Please copy every line of the records below that holds the word "this".
-- start Dataset content --
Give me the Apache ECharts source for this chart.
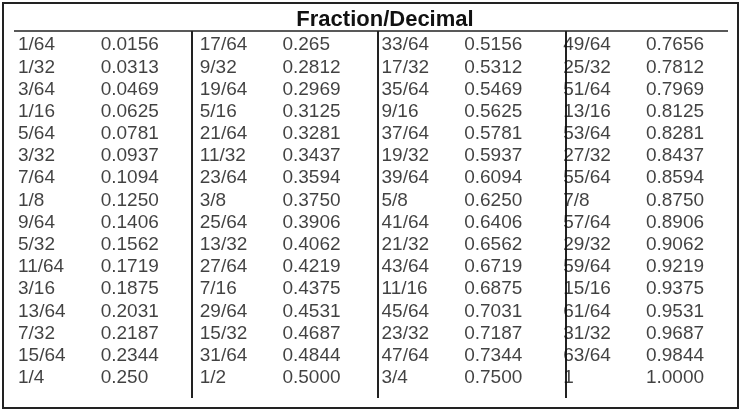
<!DOCTYPE html>
<html>
<head>
<meta charset="utf-8">
<script src="https://cdn.jsdelivr.net/npm/echarts@6/dist/echarts.min.js"></script>
<style>html,body{margin:0;padding:0;background:#fff}#main{width:741px;height:412px}</style>
</head>
<body>
<div id="main"></div>
<script>
var fractions = [
  ['1/64','1/32','3/64','1/16','5/64','3/32','7/64','1/8','9/64','5/32','11/64','3/16','13/64','7/32','15/64','1/4'],
  ['17/64','9/32','19/64','5/16','21/64','11/32','23/64','3/8','25/64','13/32','27/64','7/16','29/64','15/32','31/64','1/2'],
  ['33/64','17/32','35/64','9/16','37/64','19/32','39/64','5/8','41/64','21/32','43/64','11/16','45/64','23/32','47/64','3/4'],
  ['49/64','25/32','51/64','13/16','53/64','27/32','55/64','7/8','57/64','29/32','59/64','15/16','61/64','31/32','63/64','1']
];
var decimals = [
  ['0.0156','0.0313','0.0469','0.0625','0.0781','0.0937','0.1094','0.1250','0.1406','0.1562','0.1719','0.1875','0.2031','0.2187','0.2344','0.250'],
  ['0.265','0.2812','0.2969','0.3125','0.3281','0.3437','0.3594','0.3750','0.3906','0.4062','0.4219','0.4375','0.4531','0.4687','0.4844','0.5000'],
  ['0.5156','0.5312','0.5469','0.5625','0.5781','0.5937','0.6094','0.6250','0.6406','0.6562','0.6719','0.6875','0.7031','0.7187','0.7344','0.7500'],
  ['0.7656','0.7812','0.7969','0.8125','0.8281','0.8437','0.8594','0.8750','0.8906','0.9062','0.9219','0.9375','0.9531','0.9687','0.9844','1.0000']
];
var rows = fractions[0].map(function (f, i) { return 'r' + i; });
var decOffset = 0.455; // decimal column position inside a group

var fracData = [], decData = [];
fractions.forEach(function (col, g) {
  col.forEach(function (f, r) {
    fracData.push({ value: [g, rows[r]], label: { formatter: f } });
    decData.push({ value: [g + decOffset, rows[r]], label: { formatter: decimals[g][r] } });
  });
});

var txt = { show: true, position: 'inside', align: 'left', verticalAlign: 'middle',
  color: '#111', fontFamily: 'Liberation Sans, Arial, sans-serif', fontSize: 19, offset: [4, 0] };

var myChart = echarts.init(document.getElementById('main'));
var option = {
  animation: false,
  title: {
    text: 'Fraction/Decimal', left: 380, top: 4, textAlign: 'center',
    textStyle: { fontFamily: 'Liberation Sans, Arial, sans-serif', fontSize: 22, fontWeight: 'bold', color: '#111' }
  },
  grid: { left: 14, right: -22, top: 34, bottom: 23 },
  xAxis: { type: 'value', min: 0, max: 4, show: false },
  yAxis: { type: 'category', data: rows, inverse: true, show: false },
  graphic: [
    { type: 'rect', shape: { x: 3, y: 3, width: 735, height: 405 }, style: { fill: 'none', stroke: '#222', lineWidth: 2 } },
    { type: 'line', shape: { x1: 14, y1: 31, x2: 728, y2: 31 }, style: { stroke: '#222', lineWidth: 1.5 } },
    { type: 'line', shape: { x1: 192, y1: 31, x2: 192, y2: 398 }, style: { stroke: '#222', lineWidth: 2 } },
    { type: 'line', shape: { x1: 378, y1: 31, x2: 378, y2: 398 }, style: { stroke: '#222', lineWidth: 2 } },
    { type: 'line', shape: { x1: 566, y1: 31, x2: 566, y2: 398 }, style: { stroke: '#222', lineWidth: 2 } }
  ],
  series: [
    { type: 'scatter', symbolSize: 1, itemStyle: { color: 'transparent' }, label: txt, data: fracData },
    { type: 'scatter', symbolSize: 1, itemStyle: { color: 'transparent' }, label: txt, data: decData }
  ]
};
myChart.setOption(option);
</script>
</body>
</html>
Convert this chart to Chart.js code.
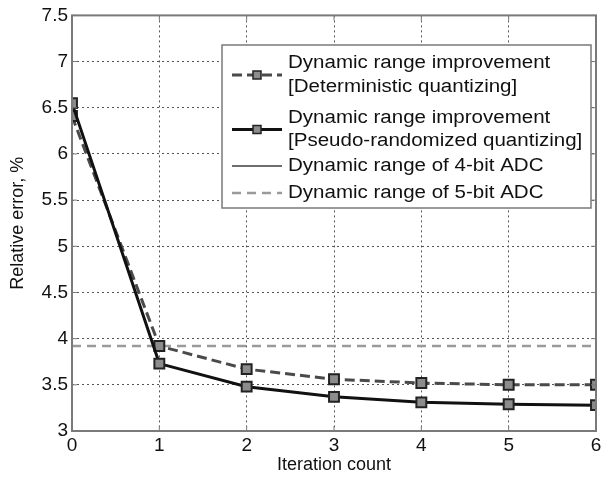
<!DOCTYPE html>
<html lang="en">
<head>
  <meta charset="UTF-8">
  <title>Relative error vs iteration count</title>
  <script src="https://cdn.jsdelivr.net/npm/chart.js"></script>
  <style>
    html, body { margin: 0; padding: 0; background: #fff; }
    #wrap { width: 605px; height: 482px; }
  </style>
</head>
<body>
  <div id="wrap"><canvas id="grafico" width="605" height="482"></canvas></div>

  <script>
    // data
    const iteraciones = [0, 1, 2, 3, 4, 5, 6];
    const deterministico = [6.41, 3.92, 3.67, 3.56, 3.52, 3.50, 3.50];
    const pseudoAleatorio = [6.55, 3.73, 3.48, 3.37, 3.31, 3.29, 3.28];
    const adc4bit = 7.84;   // above the visible range
    const adc5bit = 3.92;
    const etiquetas = [
      ['Dynamic range improvement', '[Deterministic quantizing]'],
      ['Dynamic range improvement', '[Pseudo-randomized quantizing]'],
      ['Dynamic range of 4-bit ADC'],
      ['Dynamic range of 5-bit ADC']
    ];

    const fuente = "'Liberation Sans', Arial, sans-serif";
    const puntos = arr => arr.map((v, i) => ({ x: iteraciones[i], y: v }));
    const horizontal = v => [{ x: iteraciones[0], y: v }, { x: iteraciones[iteraciones.length - 1], y: v }];

    // box, inward ticks and legend drawn in the plot area
    const marco = {
      id: 'marco',
      afterDraw(chart) {
        const { ctx, chartArea: a, scales } = chart;
        ctx.save();
        ctx.strokeStyle = '#7a7a7a';
        ctx.lineWidth = 2;
        ctx.strokeRect(a.left, a.top, a.right - a.left, a.bottom - a.top);
        ctx.lineWidth = 1;
        ctx.beginPath();
        scales.x.ticks.forEach(t => {
          const px = scales.x.getPixelForValue(t.value);
          ctx.moveTo(px, a.bottom); ctx.lineTo(px, a.bottom - 5);
          ctx.moveTo(px, a.top); ctx.lineTo(px, a.top + 5);
        });
        scales.y.ticks.forEach(t => {
          const py = scales.y.getPixelForValue(t.value);
          ctx.moveTo(a.left, py); ctx.lineTo(a.left + 5, py);
          ctx.moveTo(a.right, py); ctx.lineTo(a.right - 5, py);
        });
        ctx.stroke();

        // legend
        const x0 = 222, y0 = 45, w = 369, h = 163;
        ctx.fillStyle = '#fff';
        ctx.fillRect(x0, y0, w, h);
        ctx.strokeStyle = '#7a7a7a';
        ctx.lineWidth = 1.5;
        ctx.strokeRect(x0, y0, w, h);
        ctx.font = '18px ' + fuente;
        ctx.fillStyle = '#111';
        ctx.textBaseline = 'middle';
        const filas = [[63, 87], [118, 141], [166], [193]];
        chart.data.datasets.forEach((ds, i) => {
          const ys = filas[i];
          const yc = (ys[0] + ys[ys.length - 1]) / 2;
          ctx.save();
          ctx.strokeStyle = ds.borderColor;
          ctx.lineWidth = ds.borderWidth;
          ctx.setLineDash(ds.borderDash || []);
          ctx.beginPath();
          ctx.moveTo(232, yc); ctx.lineTo(282, yc);
          ctx.stroke();
          if (ds.pointRadius > 0) {
            ctx.setLineDash([]);
            ctx.fillStyle = ds.pointBackgroundColor;
            ctx.strokeStyle = ds.pointBorderColor;
            ctx.lineWidth = 1.5;
            ctx.fillRect(253, yc - 4, 8, 8);
            ctx.strokeRect(253, yc - 4, 8, 8);
          }
          ctx.restore();
          etiquetas[i].forEach((txt, k) => {
            ctx.save();
            ctx.translate(288, ys[k]);
            ctx.scale(1.14, 1);
            ctx.fillText(txt, 0, 0);
            ctx.restore();
          });
        });
        ctx.restore();
      }
    };

    const ctx = document.getElementById('grafico').getContext('2d');
    new Chart(ctx, {
      type: 'line',
      data: {
        datasets: [
          {
            label: etiquetas[0].join(' '),
            data: puntos(deterministico),
            borderColor: '#4a4a4a',
            borderWidth: 3,
            borderDash: [10, 5],
            pointStyle: 'rect',
            pointRadius: 7,
            pointBackgroundColor: '#8c8c8c',
            pointBorderColor: '#222',
            pointBorderWidth: 2,
            order: 2
          },
          {
            label: etiquetas[1].join(' '),
            data: puntos(pseudoAleatorio),
            borderColor: '#111',
            borderWidth: 3,
            pointStyle: 'rect',
            pointRadius: 7,
            pointBackgroundColor: '#8c8c8c',
            pointBorderColor: '#222',
            pointBorderWidth: 2,
            order: 1
          },
          {
            label: etiquetas[2][0],
            data: horizontal(adc4bit),
            borderColor: '#6e6e6e',
            borderWidth: 2,
            pointRadius: 0,
            order: 4
          },
          {
            label: etiquetas[3][0],
            data: horizontal(adc5bit),
            borderColor: '#9a9a9a',
            borderWidth: 2.5,
            borderDash: [9, 6],
            pointRadius: 0,
            order: 3
          }
        ]
      },
      options: {
        responsive: false,
        animation: false,
        layout: { padding: { top: 15, right: 3, left: 0, bottom: 0 } },
        plugins: { legend: { display: false }, tooltip: { enabled: false } },
        scales: {
          x: {
            type: 'linear',
            min: 0, max: 6,
            afterFit: s => { s.height = 51; },
            ticks: { stepSize: 1, color: '#111', font: { family: fuente, size: 19 }, padding: 3 },
            grid: { color: '#555', lineWidth: 1, drawTicks: false },
            border: { display: false, dash: [2, 3] },
            title: { display: true, text: 'Iteration count', color: '#111', font: { family: fuente, size: 18 }, padding: { top: 0, bottom: 6 } }
          },
          y: {
            min: 3, max: 7.5,
            afterFit: s => { s.width = 72; },
            ticks: {
              stepSize: 0.5, color: '#111', font: { family: fuente, size: 19 }, padding: 4,
              callback: v => String(v)
            },
            grid: { color: '#555', lineWidth: 1, drawTicks: false },
            border: { display: false, dash: [2, 3] },
            title: { display: true, text: 'Relative error, %', color: '#111', font: { family: fuente, size: 18 }, padding: { top: 7, bottom: 0 } }
          }
        }
      },
      plugins: [marco]
    });
  </script>
</body>
</html>
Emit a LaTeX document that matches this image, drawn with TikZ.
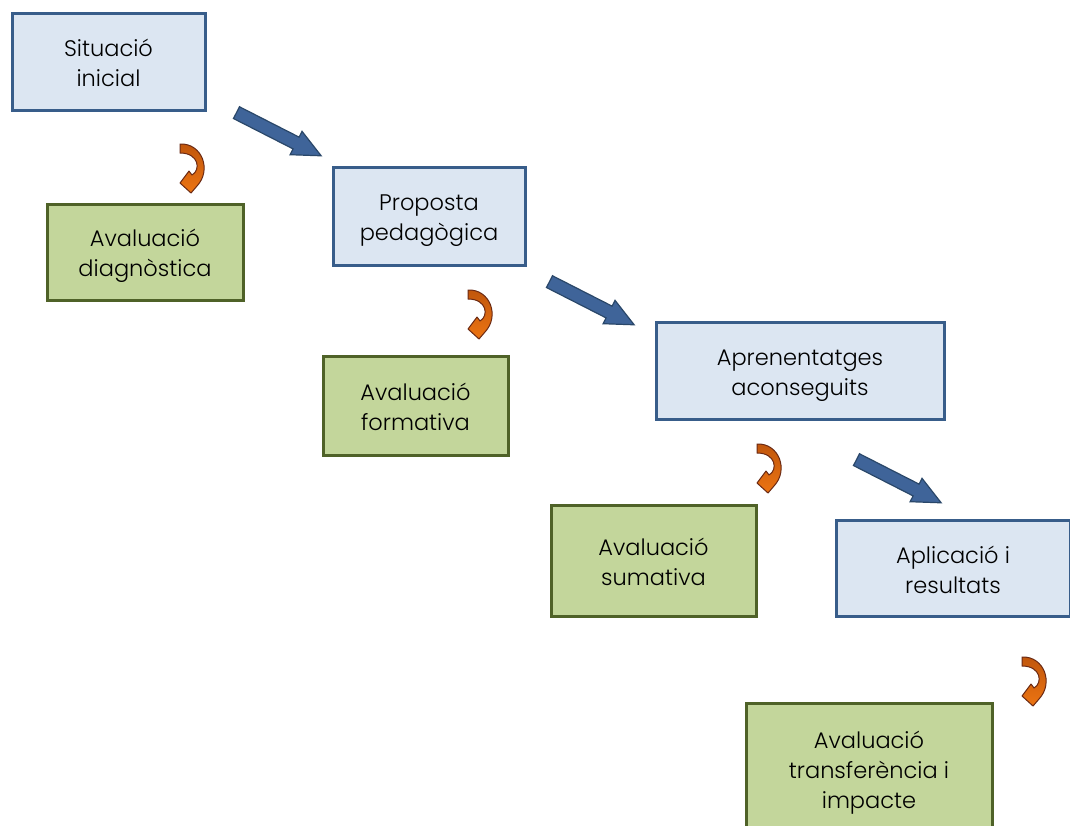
\documentclass[tikz,border=0pt]{standalone}
\usepackage{fontspec}
\setmainfont{Poppins}[UprightFont={* Light}]
\usetikzlibrary{shapes.arrows}
\definecolor{boxblue}{HTML}{DCE6F2}
\definecolor{edgeblue}{HTML}{385D8A}
\definecolor{boxgreen}{HTML}{C3D69B}
\definecolor{edgegreen}{HTML}{4F6228}
\definecolor{arrowblue}{HTML}{3F6499}
\definecolor{arrowedge}{HTML}{2A4769}
\definecolor{turntop}{HTML}{C0560C}
\definecolor{turnbot}{HTML}{EC7412}
\definecolor{turnedge}{HTML}{6B2A14}
% fixed height of the first line, so every label sits alike in its box
\newcommand\firstline{\rule{0pt}{26pt}}
\begin{document}
\begin{tikzpicture}[x=1pt,y=-1pt,
  stage/.style={draw=edgeblue, fill=boxblue, line width=3pt, align=center,
    inner sep=0pt, font=\fontsize{22.5}{30}\selectfont,
    execute at end node={\rule[-6pt]{0pt}{6pt}}},
  check/.style={stage, draw=edgegreen, fill=boxgreen},
  flow/.style={single arrow, draw=arrowedge, fill=arrowblue, line width=1.2pt,
    minimum height=95pt, inner xsep=0pt, inner ysep=6pt,
    single arrow head extend=6.5pt, single arrow tip angle=50, rotate=-27},
  turn/.pic={
    \shade[top color=turntop, bottom color=turnbot, draw=turnedge,
      line width=1pt, line join=round]
      (0,0) .. controls (22,-1) and (32,26) .. (17,42) -- (11,49) -- (0,39)
      -- (9,27) -- (12,31) .. controls (21,26) and (19,9) .. (0,9) -- cycle;
  }
]
\clip (0,0) rectangle (1070,825);
\fill[white] (0,0) rectangle (1070,825);

% stages of the process
\node[stage, minimum width=193pt, minimum height=97pt] (s1) at (108.5,61.5) {\firstline Situació\\inicial};
\node[stage, minimum width=192pt, minimum height=98pt] (s2) at (429,216) {\firstline Proposta\\pedagògica};
\node[stage, minimum width=288pt, minimum height=97pt] (s3) at (800,370.5) {\firstline Aprenentatges\\aconseguits};
\node[stage, minimum width=234pt, minimum height=96pt] (s4) at (953,568) {\firstline Aplicació i\\resultats};

% assessment at each stage
\node[check, minimum width=196pt, minimum height=96pt] (e1) at (145,252) {\firstline Avaluació\\diagnòstica};
\node[check, minimum width=185pt, minimum height=99pt] (e2) at (415.5,405.5) {\firstline Avaluació\\formativa};
\node[check, minimum width=205pt, minimum height=111pt] (e3) at (653.5,560.5) {\firstline Avaluació\\sumativa};
\node[check, minimum width=246pt, minimum height=130pt] (e4) at (869,768) {\firstline Avaluació\\transferència i\\impacte};

% forward steps
\node[flow] (f1) at (272.5,131) {};
\node[flow] (f2) at (585.5,300) {};
\node[flow] (f3) at (892.5,478) {};

% turn-back arrows towards the assessments
\pic (t1) at (180,144) {turn};
\pic (t2) at (468,290) {turn};
\pic (t3) at (757,444) {turn};
\pic (t4) at (1022,657) {turn};
\end{tikzpicture}
\end{document}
-- end Dataset content --
* _Result_:
Give me the Apache ECharts source for this chart.
Convert this chart to Chart.js code.
Emit a LaTeX document that matches this image, drawn with TikZ.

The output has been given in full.